L’analyse des transactions au fil du temps a permis au CANAFE d’identifier des transactions financières particulières souvent associées à la traite liée au commerce du sexe, a déclaré Barry MacKillop, directeur adjoint de l’agence.

« Nous voyons des choses comme des frais de carte de crédit préapprouvés, qui ne sont alors pas réellement suivis, car ils finiront par payer en espèces à la fin. Mais ils utilisent leurs cartes pour réserver les chambres, par exemple.
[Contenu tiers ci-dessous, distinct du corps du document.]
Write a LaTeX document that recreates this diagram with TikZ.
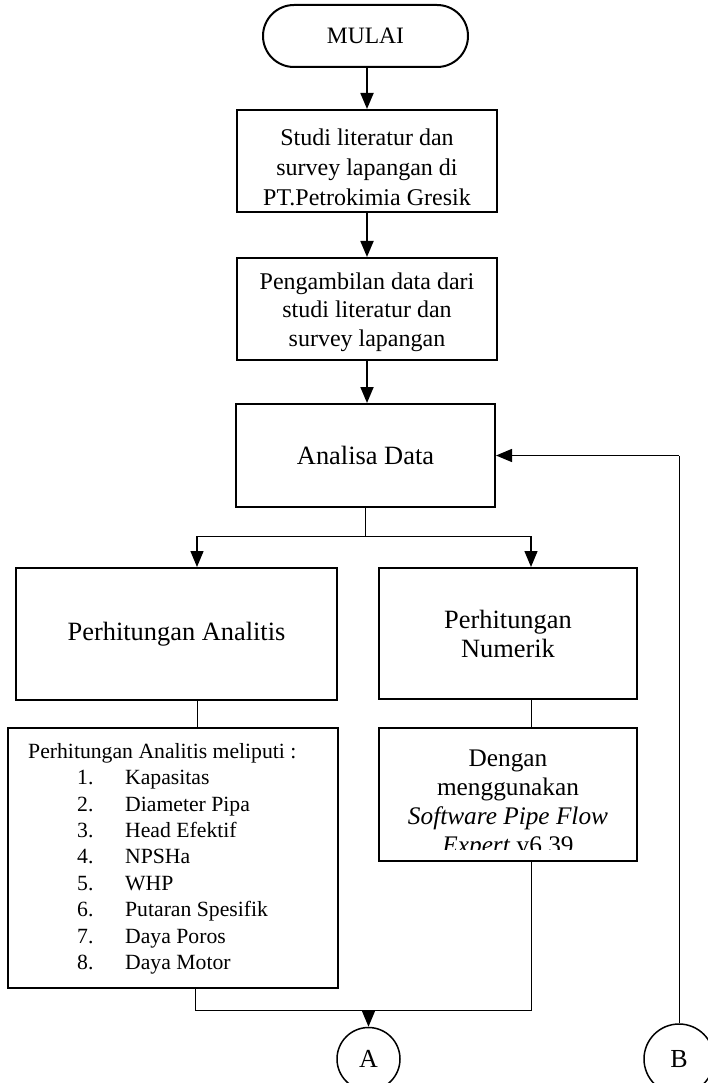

Ça devient donc très spécifique. »

De nombreux trafiquants sexuels étaient impliqués dans d’autres activités illégales, telles que le trafic de drogue ou la fraude, et étaient membres de groupes criminels ou y étaient associés, indique l’alerte. « Plusieurs trafiquants ont utilisé leurs victimes pour effectuer d’autres crimes. »

Le centre affirme que les indicateurs de transactions suspectes décrits en 2016 restent pertinents, mais il en a ajouté plusieurs autres sur la base des plus récentes recherches.

Il prévient qu’à eux seuls, ces indicateurs peuvent ne pas être révélateurs de blanchiment d’argent ou d’autres activités suspectes, et devraient être évalués en combinaison avec ce que les organisations savent de leur client et d’autres facteurs.

« C’est une constellation de facteurs qui renforce la détermination des soupçons. »

Les derniers indicateurs incluent :

  • des transferts fréquents vers des bureaux de change virtuels, en particulier si ces fonds proviennent de transferts d’argent par courrier électronique venant de plusieurs personnes ;
  • les transferts à des particuliers ou à des entreprises qui annoncent leurs services de monnaie virtuelle sur des sites web d’escorte ;
  • des achats ou paiements fréquents sur des plateformes de jeux en ligne ou de casino ;
  • la carte de crédit prépayée rechargeable d’une femme financée par des recharges ou des transferts d’un homme, généralement le même ;
  • des paiements excessifs à plusieurs fournisseurs de services téléphoniques ou internet.